Burghardt bekräftigte die Bedeutung der „spirituellen Ökumene“ und betonte, dass „Liturgie und Gebet uns umkehren, neu formen und uns auf andere Art aufeinander und die leidende Welt ausrichten können“. Das Gebet und die theologische Reflexion müssten jedoch eng mit der Diakonie und dem öffentlichen Zeugnis verbunden bleiben, sagte sie. Sie fragte: „Ist jetzt die Zeit gekommen, in der unsere Solidarität mit dem leidenden Nächsten und der bedrängten Schöpfung einen neuen hermeneutischen Rahmen für unsere doktrinale und theologische Reflexion eröffnen kann?“
Burghardt sprach über die Vereinbarungen zur vollen Kommunion zwischen Menschen lutherischen und anglikanischen Glaubens in verschiedenen Teilen der Welt. Sie wies darauf hin, dass „sichtbare Einheit nicht unbedingt institutionelle Einheit bedeutet“, sondern vielmehr „koinonia zwischen unseren Kirchen“, wie es im ÖRK-Dokument „Die Kirche auf dem Weg zu einer gemeinsamen Vision“ heißt. Sie erwähnte die Porvoo-Vereinbarung zwischen einigen Lutherischen und Anglikanischen Kirchen in Europa (einschließlich ihrer eigenen Estnischen Evangelisch-Lutherischen Kirche) sowie die Waterloo-Erklärung zwischen Anglikanern und Lutheranern in Kanada und die Vereinbarung „Called to Common Mission“ zwischen der Evangelisch-Lutherischen Kirche in Amerika und der Episkopalkirche in den USA als Beispiele für diese gemeinsame Gemeinschaft.
Wir evangelisieren [....] aber wir tun es gemeinsam, nicht um der Kirche willen, sondern damit Gottes unermessliche Güte und Gottes gute Absicht für alle Menschen und die ganze Schöpfung bekannt werden.
– Pfarrerin Anne Burghardt, Generalsekretärin des Lutherischen Weltbundes
Durch diese Vereinbarungen, so Burghardt, „werden lebendige Traditionen zwischen verschiedenen Kirchenfamilien geteilt“, während sie gleichzeitig „ihre besonderen spirituellen und theologischen 'Akzente'“ beibehalten.

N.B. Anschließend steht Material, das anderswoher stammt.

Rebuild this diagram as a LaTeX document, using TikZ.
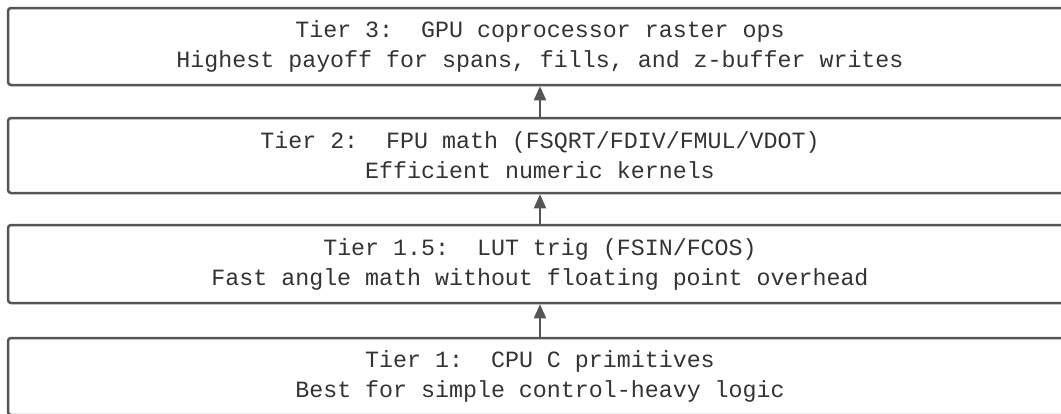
\documentclass[tikz,border=0pt]{standalone}
\usepackage{fontspec}
\setmonofont{Liberation Mono}
\usetikzlibrary{arrows.meta}
\definecolor{tierline}{HTML}{555555}
\definecolor{tiertext}{HTML}{333333}

\begin{document}
\begin{tikzpicture}[x=1pt, y=-1pt,
    tierbox/.style={rectangle, draw=tierline, line width=2.5pt, rounded corners=3pt,
      minimum width=1064pt, align=center, text=tiertext,
      font=\ttfamily\fontsize{23.3}{30}\selectfont\frenchspacing},
    tierarrow/.style={-{Triangle[length=14pt, width=12pt]}, draw=tierline, line width=2pt}]
  \useasboundingbox (0,0) rectangle (1061,413);

  % --- Tiers, top to bottom ---
  \node[tierbox, minimum height=77pt] (T3)  at (540, 46.5) {Tier 3:\ \ GPU coprocessor raster ops\\Highest payoff for spans, fills, and z-buffer writes};
  \node[tierbox, minimum height=75pt] (T2)  at (540, 155.5) {Tier 2:\ \ FPU math (FSQRT/FDIV/FMUL/VDOT)\\Efficient numeric kernels};
  \node[tierbox, minimum height=78pt] (T15) at (540, 264) {Tier 1.5:\ \ LUT trig (FSIN/FCOS)\\Fast angle math without floating point overhead};
  \node[tierbox, minimum height=77pt] (T1)  at (540, 376.5) {Tier 1:\ \ CPU C primitives\\Best for simple control-heavy logic};

  % --- Arrows, each tier feeds the next ---
  \draw[tierarrow] (T1) -- (T15);
  \draw[tierarrow] (T15) -- (T2);
  \draw[tierarrow] (T2) -- (T3);
\end{tikzpicture}
\end{document}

Der im lutherisch-römisch-katholischen Dialog entwickelte Begriff des „differenzierenden Konsenses“ weise „in die gleiche Richtung“und führte 1999 zur Unterzeichnung der Gemeinsamen Erklärung zur Rechtfertigungslehre, die inzwischen von fünf Weltgemeinschaften (lutherisch, katholisch, anglikanisch, methodistisch und reformiert) unterstützt wird.
Diese Konsenserklärung „zielt auf die Umsetzung auf lokaler Ebene ab, indem lokale, benachbarte Gemeinden sich einander zuwenden, um Jesus zu verkünden, Jesus zu teilen, sich in der Welt aus Liebe zu Jesus zu engagieren und dies gemeinsam zu tun anstatt in Isolation zu leben oder nur mit sich selbst beschäftigt zu sein“. In dieser ökumenischen Dynamik, so Burghardt abschließend, „evangelisieren wir, [....] aber wir tun es gemeinsam, nicht um der Kirche willen, sondern damit Gottes unermessliche Güte und Gottes gute Absicht für alle Menschen und die ganze Schöpfung bekannt werden“.
In den verbleibenden Tagen der Versammlung werden die Verantwortlichen der Anglikanischen Kirchen zusammen mit den ökumenischen Teilnehmenden weiter untersuchen, was sichtbare Einheit bedeutet und wie sie bereits in Gastfreundschaft, großzügiger Nachfolge und gemeinsamem Zeugnis für das Evangelium in der Welt gelebt wird.